Shareholders' rights and internal controls
A principle-based approach to Compliance adopted by the EU, will provide the basis to give Member States and companies the flexibility they need in running their operations efficiently.
The 'comply-or-explain' principle obliges companies to justify deviations from corporate governance codes they apply to them.

Shareholders' rights: the important role of the shareholder in the context of good corporate governance has to be emphasised. An appropriate balance has to be found between managerial entrepreneurship and shareholder control. This implies that a broad analysis be carried out on possible key powers of shareholders (such as their role in the nomination and dismissal of directors), the specific effects of large blocks of shareholders in one company and on the limits of the one share one vote concept. It considered the facilitation of the cross-border exercise of shareholders' voting rights as a crucial condition for rendering control by shareholders effective. For further information review the EU Commissions consultation paper on the enhancement of shareholders' rights. (IP/05/561).

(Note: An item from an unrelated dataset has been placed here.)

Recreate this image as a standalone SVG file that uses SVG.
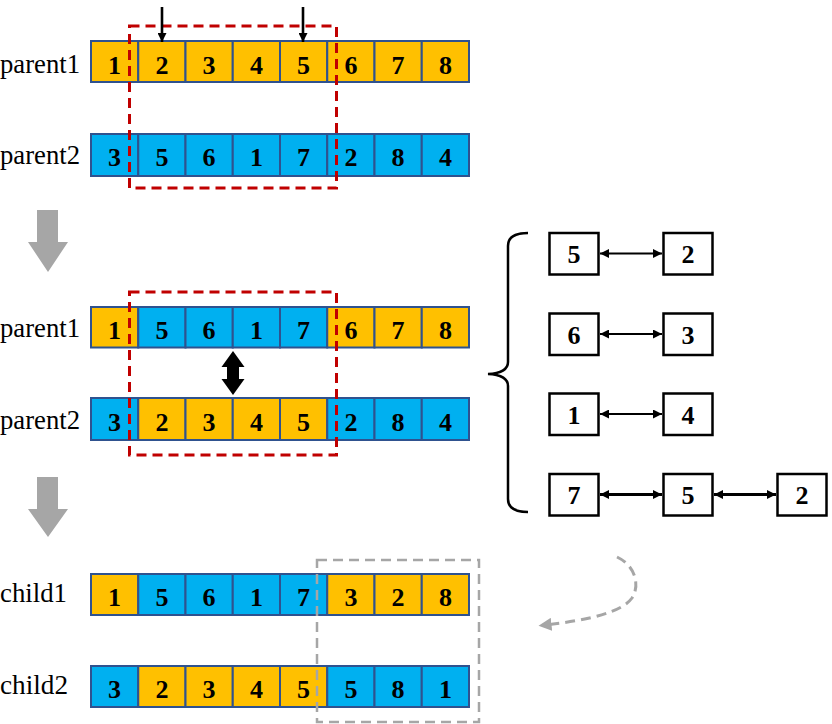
<svg xmlns="http://www.w3.org/2000/svg" width="832" height="724" viewBox="0 0 832 724">
<style>
.o{fill:#FFC000;stroke:#2F528F;stroke-width:2}
.b{fill:#00B0F0;stroke:#2F528F;stroke-width:2}
.d{font-family:"Liberation Serif","Times New Roman",serif;font-weight:bold;font-size:26px;fill:#000;text-anchor:middle}
.lb{font-family:"Liberation Serif","Times New Roman",serif;font-size:27px;fill:#000}
.red{fill:none;stroke:#C00000;stroke-width:3;stroke-dasharray:10 6}
.gd{fill:none;stroke:#A6A6A6;stroke-width:2.5;stroke-dasharray:10 6}
.bx{fill:#fff;stroke:#000;stroke-width:2.5}
.ln{stroke:#000;stroke-width:2.2;fill:none}
</style>
<defs>
<marker id="ah" viewBox="0 0 10 10" refX="10" refY="5" markerUnits="userSpaceOnUse" markerWidth="10" markerHeight="9" orient="auto-start-reverse">
<path d="M0,0 L10,5 L0,10 z" fill="#000"/>
</marker>
<marker id="gh" viewBox="0 0 10 10" refX="5" refY="5" markerUnits="userSpaceOnUse" markerWidth="13" markerHeight="13" orient="auto">
<path d="M0,0 L10,5 L0,10 z" fill="#A6A6A6"/>
</marker>
</defs>
<rect width="832" height="724" fill="#fff"/>

<!-- labels -->
<g id="labels">
<text class="lb" x="0" y="73" textLength="80" lengthAdjust="spacingAndGlyphs">parent1</text>
<text class="lb" x="0" y="164" textLength="80" lengthAdjust="spacingAndGlyphs">parent2</text>
<text class="lb" x="0" y="337" textLength="80" lengthAdjust="spacingAndGlyphs">parent1</text>
<text class="lb" x="0" y="429" textLength="80" lengthAdjust="spacingAndGlyphs">parent2</text>
<text class="lb" x="0" y="602" textLength="67" lengthAdjust="spacingAndGlyphs">child1</text>
<text class="lb" x="0" y="694" textLength="68" lengthAdjust="spacingAndGlyphs">child2</text>
</g>

<!-- row A: parent1 -->
<g id="rowA">
<rect class="o" x="91" y="41" width="47.25" height="41"/>
<rect class="o" x="138.25" y="41" width="47.25" height="41"/>
<rect class="o" x="185.5" y="41" width="47.25" height="41"/>
<rect class="o" x="232.75" y="41" width="47.25" height="41"/>
<rect class="o" x="280" y="41" width="47.25" height="41"/>
<rect class="o" x="327.25" y="41" width="47.25" height="41"/>
<rect class="o" x="374.5" y="41" width="47.25" height="41"/>
<rect class="o" x="421.75" y="41" width="47.25" height="41"/>
<text class="d" x="114.6" y="74">1</text><text class="d" x="161.9" y="74">2</text><text class="d" x="209.1" y="74">3</text><text class="d" x="256.4" y="74">4</text><text class="d" x="303.6" y="74">5</text><text class="d" x="350.9" y="74">6</text><text class="d" x="398.1" y="74">7</text><text class="d" x="445.4" y="74">8</text>
</g>

<!-- row B: parent2 -->
<g id="rowB">
<rect class="b" x="91" y="134" width="47.25" height="42"/>
<rect class="b" x="138.25" y="134" width="47.25" height="42"/>
<rect class="b" x="185.5" y="134" width="47.25" height="42"/>
<rect class="b" x="232.75" y="134" width="47.25" height="42"/>
<rect class="b" x="280" y="134" width="47.25" height="42"/>
<rect class="b" x="327.25" y="134" width="47.25" height="42"/>
<rect class="b" x="374.5" y="134" width="47.25" height="42"/>
<rect class="b" x="421.75" y="134" width="47.25" height="42"/>
<text class="d" x="114.6" y="166">3</text><text class="d" x="161.9" y="166">5</text><text class="d" x="209.1" y="166">6</text><text class="d" x="256.4" y="166">1</text><text class="d" x="303.6" y="166">7</text><text class="d" x="350.9" y="166">2</text><text class="d" x="398.1" y="166">8</text><text class="d" x="445.4" y="166">4</text>
</g>

<!-- row C: parent1 after swap -->
<g id="rowC">
<rect class="o" x="91" y="307" width="47.25" height="40.5"/>
<rect class="b" x="138.25" y="307" width="47.25" height="40.5"/>
<rect class="b" x="185.5" y="307" width="47.25" height="40.5"/>
<rect class="b" x="232.75" y="307" width="47.25" height="40.5"/>
<rect class="b" x="280" y="307" width="47.25" height="40.5"/>
<rect class="o" x="327.25" y="307" width="47.25" height="40.5"/>
<rect class="o" x="374.5" y="307" width="47.25" height="40.5"/>
<rect class="o" x="421.75" y="307" width="47.25" height="40.5"/>
<text class="d" x="114.6" y="339">1</text><text class="d" x="161.9" y="339">5</text><text class="d" x="209.1" y="339">6</text><text class="d" x="256.4" y="339">1</text><text class="d" x="303.6" y="339">7</text><text class="d" x="350.9" y="339">6</text><text class="d" x="398.1" y="339">7</text><text class="d" x="445.4" y="339">8</text>
</g>

<!-- row D: parent2 after swap -->
<g id="rowD">
<rect class="b" x="91" y="398" width="47.25" height="42"/>
<rect class="o" x="138.25" y="398" width="47.25" height="42"/>
<rect class="o" x="185.5" y="398" width="47.25" height="42"/>
<rect class="o" x="232.75" y="398" width="47.25" height="42"/>
<rect class="o" x="280" y="398" width="47.25" height="42"/>
<rect class="b" x="327.25" y="398" width="47.25" height="42"/>
<rect class="b" x="374.5" y="398" width="47.25" height="42"/>
<rect class="b" x="421.75" y="398" width="47.25" height="42"/>
<text class="d" x="114.6" y="431">3</text><text class="d" x="161.9" y="431">2</text><text class="d" x="209.1" y="431">3</text><text class="d" x="256.4" y="431">4</text><text class="d" x="303.6" y="431">5</text><text class="d" x="350.9" y="431">2</text><text class="d" x="398.1" y="431">8</text><text class="d" x="445.4" y="431">4</text>
</g>

<!-- row E: child1 -->
<g id="rowE">
<rect class="o" x="91" y="574" width="47.25" height="41"/>
<rect class="b" x="138.25" y="574" width="47.25" height="41"/>
<rect class="b" x="185.5" y="574" width="47.25" height="41"/>
<rect class="b" x="232.75" y="574" width="47.25" height="41"/>
<rect class="b" x="280" y="574" width="47.25" height="41"/>
<rect class="o" x="327.25" y="574" width="47.25" height="41"/>
<rect class="o" x="374.5" y="574" width="47.25" height="41"/>
<rect class="o" x="421.75" y="574" width="47.25" height="41"/>
<text class="d" x="114.6" y="606">1</text><text class="d" x="161.9" y="606">5</text><text class="d" x="209.1" y="606">6</text><text class="d" x="256.4" y="606">1</text><text class="d" x="303.6" y="606">7</text><text class="d" x="350.9" y="606">3</text><text class="d" x="398.1" y="606">2</text><text class="d" x="445.4" y="606">8</text>
</g>

<!-- row F: child2 -->
<g id="rowF">
<rect class="b" x="91" y="666" width="47.25" height="41"/>
<rect class="o" x="138.25" y="666" width="47.25" height="41"/>
<rect class="o" x="185.5" y="666" width="47.25" height="41"/>
<rect class="o" x="232.75" y="666" width="47.25" height="41"/>
<rect class="o" x="280" y="666" width="47.25" height="41"/>
<rect class="b" x="327.25" y="666" width="47.25" height="41"/>
<rect class="b" x="374.5" y="666" width="47.25" height="41"/>
<rect class="b" x="421.75" y="666" width="47.25" height="41"/>
<text class="d" x="114.6" y="698">3</text><text class="d" x="161.9" y="698">2</text><text class="d" x="209.1" y="698">3</text><text class="d" x="256.4" y="698">4</text><text class="d" x="303.6" y="698">5</text><text class="d" x="350.9" y="698">5</text><text class="d" x="398.1" y="698">8</text><text class="d" x="445.4" y="698">1</text>
</g>

<!-- dashed selection boxes -->
<g id="selections">
<rect class="red" x="129.5" y="26" width="207" height="162"/>
<rect class="red" x="129.5" y="292" width="207" height="163"/>
<rect class="gd" x="317" y="560" width="162" height="162"/>
</g>

<!-- mapping boxes -->
<g id="map1">
<rect class="bx" x="549.5" y="233" width="49" height="41.5"/><text class="d" x="574" y="263">5</text>
<rect class="bx" x="663.5" y="233" width="49" height="41.5"/><text class="d" x="688" y="263">2</text>
</g>
<g id="map2">
<rect class="bx" x="549.5" y="313.5" width="49" height="41.5"/><text class="d" x="574" y="344">6</text>
<rect class="bx" x="663.5" y="313.5" width="49" height="41.5"/><text class="d" x="688" y="344">3</text>
</g>
<g id="map3">
<rect class="bx" x="549.5" y="393.5" width="49" height="41.5"/><text class="d" x="574" y="424">1</text>
<rect class="bx" x="663.5" y="393.5" width="49" height="41.5"/><text class="d" x="688" y="424">4</text>
</g>
<g id="map4">
<rect class="bx" x="549.5" y="474" width="49" height="41.5"/><text class="d" x="574" y="504">7</text>
<rect class="bx" x="663.5" y="474" width="49" height="41.5"/><text class="d" x="688" y="504">5</text>
<rect class="bx" x="777.5" y="474" width="49" height="41.5"/><text class="d" x="802" y="504">2</text>
</g>

<!-- connectors -->
<g id="connectors">
<line class="ln" style="stroke-width:2.6" x1="162" y1="7" x2="162" y2="42" marker-end="url(#ah)"/>
<line class="ln" style="stroke-width:2.6" x1="303" y1="7" x2="303" y2="42" marker-end="url(#ah)"/>
<line class="ln" x1="600" y1="253.5" x2="662" y2="253.5" marker-start="url(#ah)" marker-end="url(#ah)"/>
<line class="ln" x1="600" y1="334" x2="662" y2="334" marker-start="url(#ah)" marker-end="url(#ah)"/>
<line class="ln" x1="600" y1="414" x2="662" y2="414" marker-start="url(#ah)" marker-end="url(#ah)"/>
<line class="ln" style="stroke-width:3" x1="600" y1="494.5" x2="662" y2="494.5" marker-start="url(#ah)" marker-end="url(#ah)"/>
<line class="ln" style="stroke-width:3" x1="714" y1="494.5" x2="776" y2="494.5" marker-start="url(#ah)" marker-end="url(#ah)"/>
<path class="ln" style="stroke-width:2.5" d="M528,233 Q508,233 508,246 L508,362 Q508,373 488,374 Q508,375 508,386 L508,499 Q508,512 528,512"/>
<polygon points="233,351 244.5,367 239,367 239,379 244.5,379 233,395 221.5,379 227,379 227,367 221.5,367" fill="#000"/>
<polygon points="37,210 58,210 58,242 68,242 48,272 28,242 37,242" fill="#A6A6A6"/>
<polygon points="37,477 58,477 58,509 68,509 48,537 28,509 37,509" fill="#A6A6A6"/>
<path class="gd" style="stroke-width:3" d="M617,557 C636,566 640,586 632,598 C622,612 590,620 545,625" marker-end="url(#gh)"/>
</g>
</svg>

Risk management in the EU: The aim is to ensure that companies manage their risks efficiently and safeguard shareholders' investments. The increase in disclosure requirements and the requirement to establish audit committees are introduced by the modifications of the 4th , 7th and the 8th Company Law Directives. The absence of major financial scandals in the coming years will enable the legislative bodies to capture careful examination of the lessons learnt from experience and how to strike the balance between the benefits of additional requirements and the costs and burdens that would result from these for EU companies.